Directive.
Read the records below. Copy each line where the string "this" occurs.

Data listing.
++++++++++
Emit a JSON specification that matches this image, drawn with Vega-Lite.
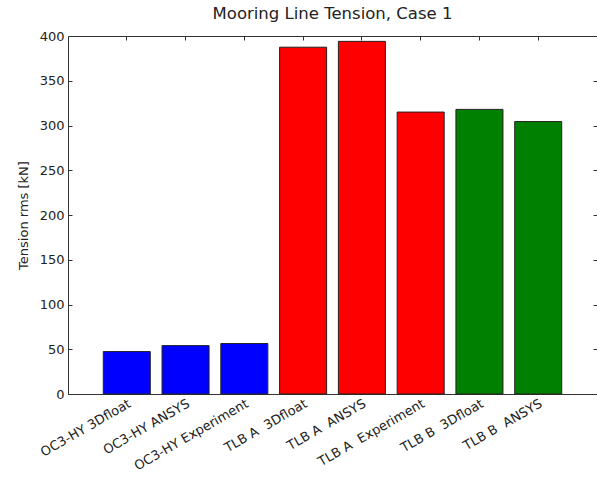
{
  "$schema": "https://vega.github.io/schema/vega-lite/v6.json",
  "autosize": "none",
  "width": 529,
  "height": 358,
  "padding": {"left": 68, "top": 36, "right": 0, "bottom": 83},
  "background": "white",
  "title": {"text": "Mooring Line Tension, Case 1", "font": "DejaVu Sans", "fontSize": 16.5, "fontWeight": "normal", "color": "#222", "offset": 8},
  "config": {
    "view": {"stroke": "#333", "strokeWidth": 1},
    "axis": {"labelFont": "DejaVu Sans", "titleFont": "DejaVu Sans", "labelColor": "#222", "titleColor": "#222", "domain": false, "grid": false, "tickColor": "#333", "labelFontSize": 13, "titleFontSize": 13, "titleFontWeight": "normal", "zindex": 1}
  },
  "data": {"values": [
    {"case": "OC3-HY 3Dfloat", "group": "OC3-HY", "tension": 47.4},
    {"case": "OC3-HY ANSYS", "group": "OC3-HY", "tension": 54.1},
    {"case": "OC3-HY Experiment", "group": "OC3-HY", "tension": 56.4},
    {"case": "TLB A\u00a0 3Dfloat", "group": "TLB A", "tension": 387.5},
    {"case": "TLB A\u00a0 ANSYS", "group": "TLB A", "tension": 394.0},
    {"case": "TLB A\u00a0 Experiment", "group": "TLB A", "tension": 315.0},
    {"case": "TLB B\u00a0 3Dfloat", "group": "TLB B", "tension": 318.0},
    {"case": "TLB B\u00a0 ANSYS", "group": "TLB B", "tension": 304.4}
  ]},
  "layer": [
    {
      "mark": {"type": "bar", "stroke": "#222", "strokeWidth": 1},
      "encoding": {
        "x": {"field": "case", "type": "nominal", "sort": null,
          "scale": {"paddingInner": 0.2, "paddingOuter": 0.6},
          "axis": {"title": null, "labelAngle": -30, "labelAlign": "right", "labelBaseline": "top", "tickSize": -4, "labelPadding": 7, "labelFontSize": 13}},
        "y": {"field": "tension", "type": "quantitative",
          "scale": {"domain": [0, 400], "nice": false},
          "axis": {"title": "Tension rms [kN]", "values": [0, 50, 100, 150, 200, 250, 300, 350, 400], "tickSize": -4, "labelPadding": 8, "titlePadding": 9}},
        "color": {"field": "group", "type": "nominal", "legend": null,
          "scale": {"domain": ["OC3-HY", "TLB A", "TLB B"], "range": ["#0000ff", "#ff0000", "#008000"]}}
      }
    },
    {
      "mark": {"type": "bar", "opacity": 0},
      "encoding": {
        "x": {"field": "case", "type": "nominal", "sort": null,
          "axis": {"orient": "top", "title": null, "labels": false, "tickSize": -4}},
        "y": {"field": "tension", "type": "quantitative",
          "axis": {"orient": "right", "title": null, "labels": false, "values": [0, 50, 100, 150, 200, 250, 300, 350, 400], "tickSize": -4}}
      }
    }
  ],
  "resolve": {"axis": {"x": "independent", "y": "independent"}}
}
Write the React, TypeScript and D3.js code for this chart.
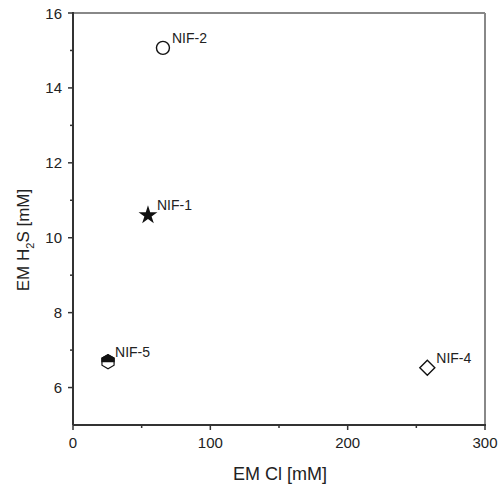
import React from "react";
import * as d3 from "d3";

const labels = ["NIF-1", "NIF-2", "NIF-4", "NIF-5"];
const clValues = [54.6, 65.5, 258, 25.5];
const h2sValues = [10.6, 15.07, 6.53, 6.69];
const markerTypes = ["star", "circle", "diamond", "hexagon"];
const xTicks = [0, 100, 200, 300];
const xMinorTicks = [50, 150, 250];
const yTicks = [6, 8, 10, 12, 14, 16];
const yMinorTicks = [7, 9, 11, 13, 15];

const W = 502;
const H = 488;
const M = { left: 73, right: 485, top: 13, bottom: 425 };

export default function App() {
  const x = d3.scaleLinear().domain([0, 300]).range([M.left, M.right]);
  const y = d3.scaleLinear().domain([5, 16]).range([M.bottom, M.top]);
  const font = "Arial, 'Liberation Sans', sans-serif";
  const dark = "#333";

  const marker = (type: string, cx: number, cy: number, key: number) => {
    if (type === "circle") {
      return <circle key={key} cx={cx} cy={cy} r={6.5} fill="white" stroke="#111" strokeWidth={1.4} />;
    }
    if (type === "star") {
      const p = d3.symbol(d3.symbolStar, 110)() as string;
      return <path key={key} d={p} transform={`translate(${cx},${cy})`} fill="#111" />;
    }
    if (type === "diamond") {
      const r = 7.5;
      return (
        <path
          key={key}
          d={`M${cx},${cy - r}L${cx + r},${cy}L${cx},${cy + r}L${cx - r},${cy}Z`}
          fill="white"
          stroke="#111"
          strokeWidth={1.4}
        />
      );
    }
    // hexagon, pointy top, top half filled
    const r = 7;
    const pts = d3.range(6).map((i) => {
      const a = (Math.PI / 3) * i - Math.PI / 2;
      return [cx + r * Math.cos(a), cy + r * Math.sin(a)];
    });
    const full = "M" + pts.map((p) => p.join(",")).join("L") + "Z";
    const w = r * Math.cos(Math.PI / 6);
    const top = `M${cx - w},${cy}L${pts[5].join(",")}L${pts[0].join(",")}L${pts[1].join(",")}L${cx + w},${cy}Z`;
    return (
      <g key={key}>
        <path d={full} fill="white" stroke="#111" strokeWidth={1.2} />
        <path d={top} fill="#111" stroke="#111" strokeWidth={1.2} />
      </g>
    );
  };

  return (
    <svg
      width={W}
      height={H}
      style={{ position: "absolute", left: 0, top: 0, background: "white" }}
      fontFamily={font}
    >
      <rect x={0} y={0} width={W} height={H} fill="white" />
      {/* frame top/right */}
      <line x1={M.left} x2={M.right} y1={M.top} y2={M.top} stroke="#888" strokeWidth={2} />
      <line x1={M.right} x2={M.right} y1={M.top} y2={M.bottom} stroke="#888" strokeWidth={2} />
      {/* axes */}
      <line x1={M.left} x2={M.right + 1} y1={M.bottom} y2={M.bottom} stroke={dark} strokeWidth={2} />
      <line x1={M.left} x2={M.left} y1={M.top - 1} y2={M.bottom} stroke={dark} strokeWidth={2} />
      {xTicks.map((t) => (
        <g key={"xt" + t}>
          <line x1={x(t)} x2={x(t)} y1={M.bottom} y2={M.bottom + 5} stroke={dark} strokeWidth={1.5} />
          <text x={x(t)} y={M.bottom + 23} textAnchor="middle" fontSize={15} fill="#222">
            {t}
          </text>
        </g>
      ))}
      {xMinorTicks.map((t) => (
        <line key={"xm" + t} x1={x(t)} x2={x(t)} y1={M.bottom} y2={M.bottom + 3} stroke={dark} strokeWidth={1.5} />
      ))}
      {yTicks.map((t) => (
        <g key={"yt" + t}>
          <line x1={M.left - 5} x2={M.left} y1={y(t)} y2={y(t)} stroke={dark} strokeWidth={1.5} />
          <text x={M.left - 11} y={y(t) + 5.5} textAnchor="end" fontSize={15} fill="#222">
            {t}
          </text>
        </g>
      ))}
      {yMinorTicks.map((t) => (
        <line key={"ym" + t} x1={M.left - 3} x2={M.left} y1={y(t)} y2={y(t)} stroke={dark} strokeWidth={1.5} />
      ))}
      <text x={280} y={480} textAnchor="middle" fontSize={18} fill="#222">
        EM Cl [mM]
      </text>
      <text transform="translate(29,240) rotate(-90)" textAnchor="middle" fontSize={17} fill="#222">
        EM H<tspan fontSize={11} dy={5}>2</tspan>
        <tspan dy={-5}>S [mM]</tspan>
      </text>
      {labels.map((l, i) => {
        const cx = x(clValues[i]);
        const cy = y(h2sValues[i]);
        return (
          <g key={l}>
            {marker(markerTypes[i], cx, cy, i)}
            <text x={cx + (markerTypes[i] === "hexagon" ? 7 : 9)} y={cy - 5} fontSize={14} fill="#222">
              {l}
            </text>
          </g>
        );
      })}
    </svg>
  );
}
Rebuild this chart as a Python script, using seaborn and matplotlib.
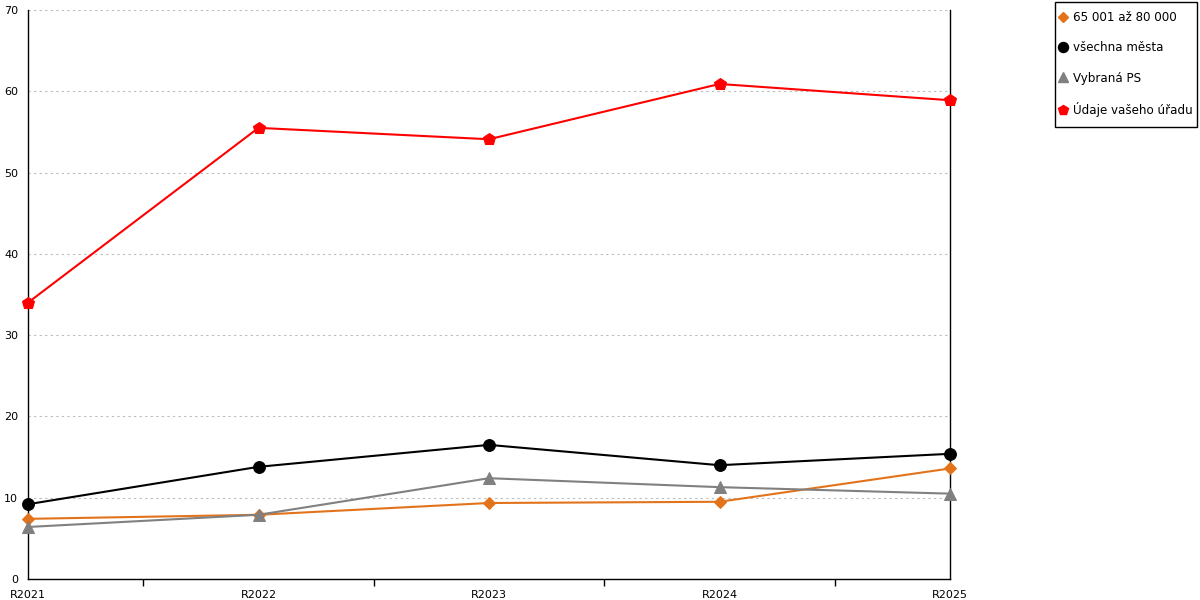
import matplotlib
matplotlib.use("Agg")
import matplotlib.pyplot as plt
from matplotlib.lines import Line2D
from matplotlib.patches import Rectangle
import seaborn as sns
import pandas as pd

categories = ["R2021", "R2022", "R2023", "R2024", "R2025"]
series_names = ["65 001 až 80 000", "všechna města", "Vybraná PS", "Údaje vašeho úřadu"]
vals_orange = [7.4, 7.9, 9.35, 9.5, 13.6]
vals_black = [9.2, 13.8, 16.5, 14.0, 15.4]
vals_gray = [6.4, 7.9, 12.4, 11.3, 10.5]
vals_red = [34.0, 55.5, 54.1, 60.9, 58.9]
y_ticks = [0, 10, 20, 30, 40, 50, 60, 70]

colors = {series_names[0]: "#E3731B", series_names[1]: "#000000",
          series_names[2]: "#808080", series_names[3]: "#FF0000"}
markers = {series_names[0]: "D", series_names[1]: "o",
           series_names[2]: "^", series_names[3]: "p"}
msizes = {series_names[0]: 6, series_names[1]: 8.5,
          series_names[2]: 8.5, series_names[3]: 9}

rows = []
for name, vals in zip(series_names, [vals_orange, vals_black, vals_gray, vals_red]):
    for i, (c, v) in enumerate(zip(categories, vals)):
        rows.append({"x": i, "cat": c, "value": v, "series": name})
df = pd.DataFrame(rows)

sns.set_theme(style="white")
plt.rcParams['font.family'] = ['DejaVu Sans']
plt.rcParams['text.color'] = 'black'
plt.rcParams['xtick.color'] = 'black'
plt.rcParams['ytick.color'] = 'black'
plt.rcParams['xtick.labelcolor'] = 'black'
plt.rcParams['ytick.labelcolor'] = 'black'

fig = plt.figure(figsize=(12, 6), dpi=100)
ax = fig.add_axes([28/1200, 1 - 579/600, (950-28)/1200, (579-10)/600])

for name in series_names:
    sub = df[df["series"] == name]
    sns.lineplot(data=sub, x="x", y="value", ax=ax, color=colors[name],
                 marker=markers[name], markersize=msizes[name],
                 markeredgecolor=colors[name], linewidth=1.5, legend=False,
                 clip_on=False, zorder=3)

ax.set_xlim(0, 4)
ax.set_ylim(0, 70)
ax.set_yticks(y_ticks)
ax.set_yticklabels([str(t) for t in y_ticks], fontsize=8)
ax.set_xticks(range(len(categories)))
ax.set_xticklabels(categories, fontsize=8)
ax.set_xticks([0.5, 1.5, 2.5, 3.5], minor=True)
ax.tick_params(axis="x", which="minor", direction="out", length=5, width=1,
               color="black", bottom=True)
ax.tick_params(axis="x", which="major", length=0, pad=8)
ax.tick_params(axis="y", which="both", length=0, pad=7)
ax.set_xlabel("")
ax.set_ylabel("")
ax.grid(axis="y", color="#BBBBBB", linestyle=(0, (2, 3)), linewidth=0.8)
ax.set_axisbelow(True)
for s in ["left", "bottom", "right"]:
    ax.spines[s].set_visible(True)
    ax.spines[s].set_color("black")
    ax.spines[s].set_linewidth(1)
ax.spines["top"].set_visible(False)

# legend frame
fig.patches.append(Rectangle((1055/1200, 1 - 127/600), (1197-1055)/1200, (127-2)/600,
                             transform=fig.transFigure, fill=True, facecolor="white",
                             edgecolor="black", linewidth=1, zorder=1))

handles = [Line2D([], [], linestyle="none", marker=markers[n], color=colors[n],
                  markersize=msizes[n] * 0.85) for n in series_names]
leg = fig.legend(handles, series_names, loc="upper left",
                 bbox_to_anchor=(1059/1200, 1 - 11/600), frameon=False,
                 fontsize=8.6, labelspacing=1.45, handlelength=0.6,
                 handletextpad=0.55, borderpad=0, borderaxespad=0)
leg.set_zorder(2)
for t in leg.get_texts():
    t.set_color("black")

fig.savefig("out.png", dpi=100, facecolor="white")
++++++++++
Answer below.
Emit a JSON specification that matches this image, drawn with Vega-Lite.
Write the React, TypeScript and D3.js code for this chart.
Rebuild this chart as a Python script, using seaborn and matplotlib.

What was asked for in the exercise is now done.